Steady state, not first call. Throw away the first few iterations. Compare median of the next 50.

def bench(fn, iters=100):
    for _ in range(10): fn()                # warmup
    torch.cuda.synchronize()
    t0 = time.perf_counter()
    for _ in range(iters): fn()
    torch.cuda.synchronize()
    return (time.perf_counter() - t0) / iters * 1000  # ms

eager_ms    = bench(lambda: model(x))
model_c     = torch.compile(model)
compiled_ms = bench(lambda: model_c(x))
print(f"eager={eager_ms:.2f}  compiled={compiled_ms:.2f}  speedup={eager_ms/compiled_ms:.2f}x")

torch.compile vs hand-Triton — when does each win

Scenario	Better choice	Why
Long pointwise chain (norm + residual + activation)	torch.compile	Inductor already knows this pattern. Free.
Novel layer not in PyTorch	Hand-Triton + register as custom op	Inductor needs to know about the op to fuse around it.
Tight loop with many small tensors	torch.compile + reduce-overhead	CUDA graphs erase the launch overhead.
Backward of a tricky kernel	Hand-Triton with explicit autograd	You control numerics; Inductor's autograd handling is good but not magic.
Very dynamic shapes	Eager or carefully marked dynamic compile	Recompile cost can swamp wins.
Already library-bound (attention, GEMM)	Either — compile just calls the library	You're not in compiler-fusion territory.

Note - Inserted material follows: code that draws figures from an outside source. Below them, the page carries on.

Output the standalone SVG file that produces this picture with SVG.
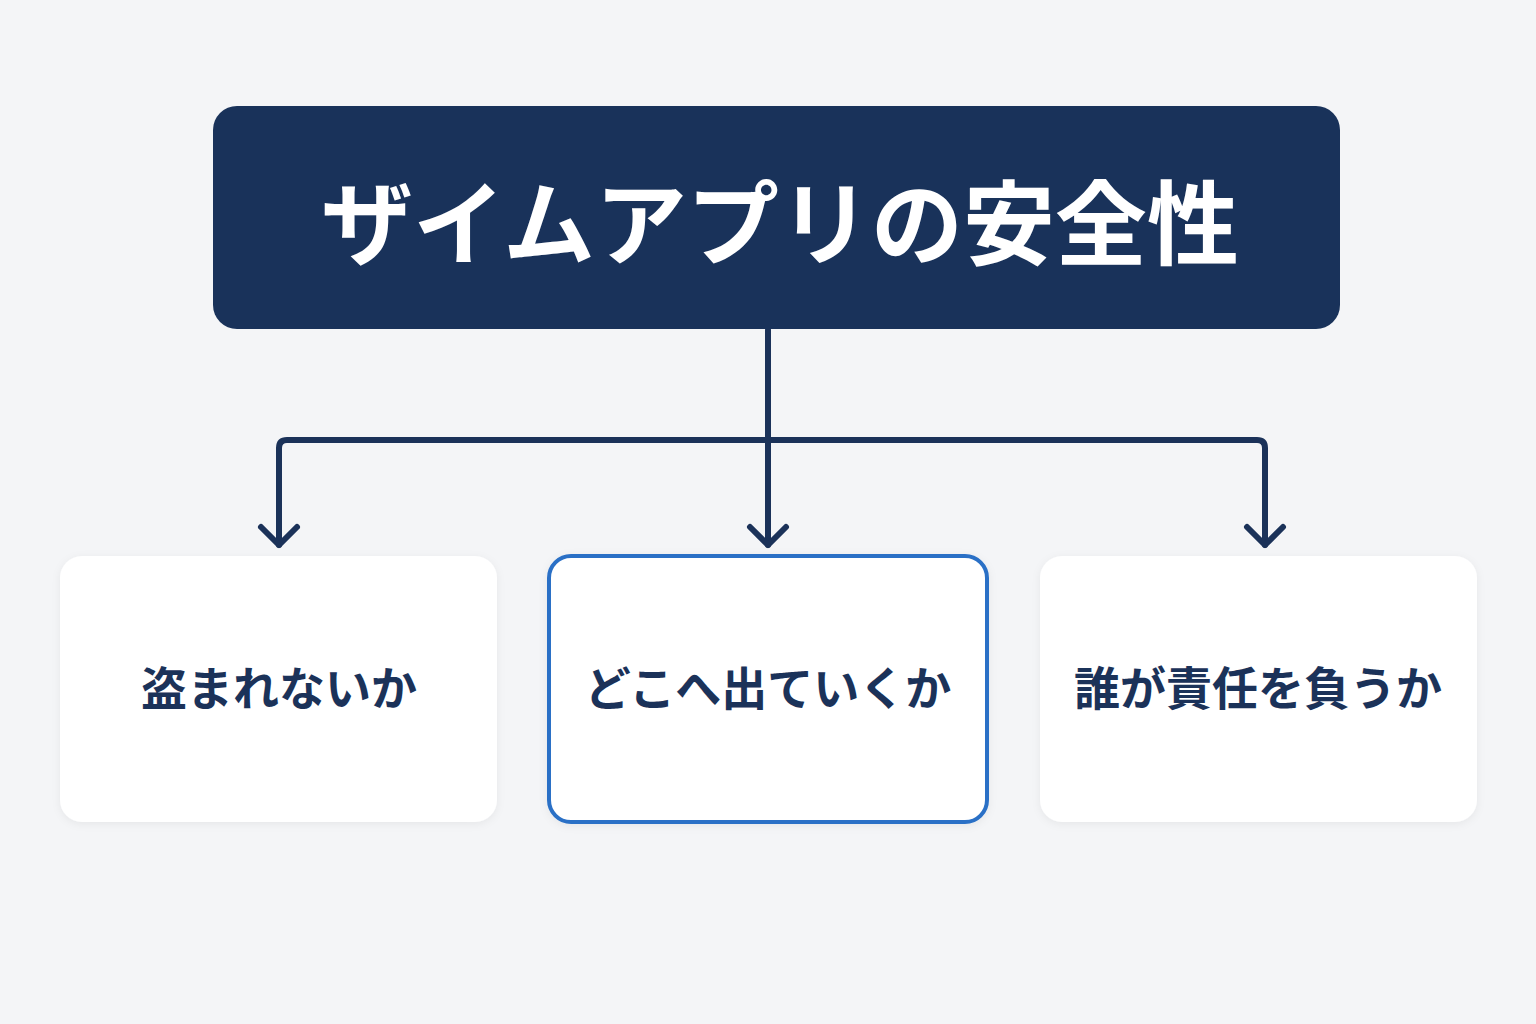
<svg xmlns="http://www.w3.org/2000/svg" width="1536" height="1024" viewBox="0 0 1536 1024">
<defs>
<style>
.card{fill:#ffffff;}
.lbl{font-family:"Noto Sans CJK JP","Noto Sans",sans-serif;font-weight:700;font-size:46px;fill:#1b3259;text-anchor:middle;}
.title{font-family:"Noto Sans CJK JP","Noto Sans",sans-serif;font-weight:700;font-size:92px;fill:#ffffff;text-anchor:middle;}
.ln{fill:none;stroke:#1b3259;stroke-width:6;stroke-linecap:round;stroke-linejoin:round;}
</style>
<filter id="sh" x="-10%" y="-10%" width="120%" height="130%"><feDropShadow dx="0" dy="2" stdDeviation="4" flood-color="#000" flood-opacity="0.06"/></filter>
</defs>
<rect width="1536" height="1024" fill="#f4f5f7"/>
<g id="connectors">
<path class="ln" d="M768 330 V545"/>
<path class="ln" d="M279 545 V448 Q279 440 287 440 H1257 Q1265 440 1265 448 V545"/>
<path class="ln" d="M261 527 L279 545 L297 527"/>
<path class="ln" d="M750 527 L768 545 L786 527"/>
<path class="ln" d="M1247 527 L1265 545 L1283 527"/>
</g>
<g id="root">
<rect x="213" y="106" width="1127" height="223" rx="24" fill="#19325a"/>
<text class="title" x="780" y="258">ザイムアプリの安全性</text>
</g>
<g id="n1">
<rect class="card" x="60" y="556" width="437" height="266" rx="22" filter="url(#sh)"/>
<text class="lbl" x="279" y="705">盗まれないか</text>
</g>
<g id="n2">
<rect class="card" x="549" y="556" width="438" height="266" rx="22" stroke="#2a70c6" stroke-width="4" filter="url(#sh)"/>
<text class="lbl" x="768" y="705">どこへ出ていくか</text>
</g>
<g id="n3">
<rect class="card" x="1040" y="556" width="437" height="266" rx="22" filter="url(#sh)"/>
<text class="lbl" x="1258" y="705">誰が責任を負うか</text>
</g>
</svg>
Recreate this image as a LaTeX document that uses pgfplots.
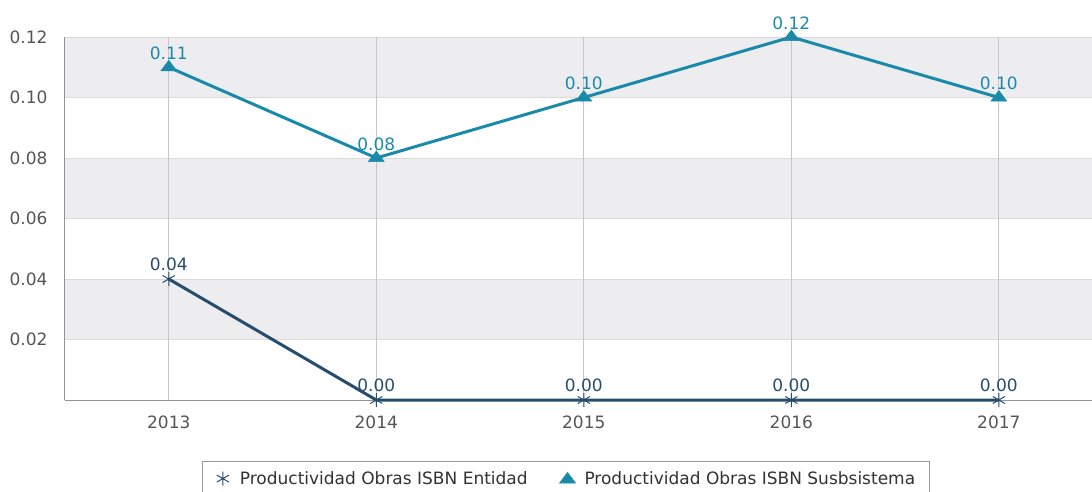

Debugging when speedup is "1.0×"

Run with TORCH_LOGS="recompiles". If you see many recompiles, you have a dynamic-shape problem.
Run with TORCH_LOGS="graph_breaks". If many breaks, you're effectively still eager.
Profile (lesson 20) and compare kernel counts. If unchanged, fusion didn't happen — most ops are calling out to libraries already.
Check the regions: torch._dynamo.explain(model, x) prints a tree of what compiled vs broke.
If reduce-overhead didn't help, check that shapes are stable. Even one dynamic dim disables graph capture.

Interactive · compile speedup estimator

How much should torch.compile help your model? Depends on launch-bound share, fusion potential, and how many graph breaks you have. The widget gives a rough estimate.

What this gives you for the next lesson

You now have three tools to make code faster: hand-tuned Triton (22), torch.compile (this lesson), and the profiler that tells you which one to reach for (20–21). The final lesson stitches everything into PyTorch-level performance patterns — memory format, allocator pressure, async data movement, mixed precision — that hold whether or not you compile.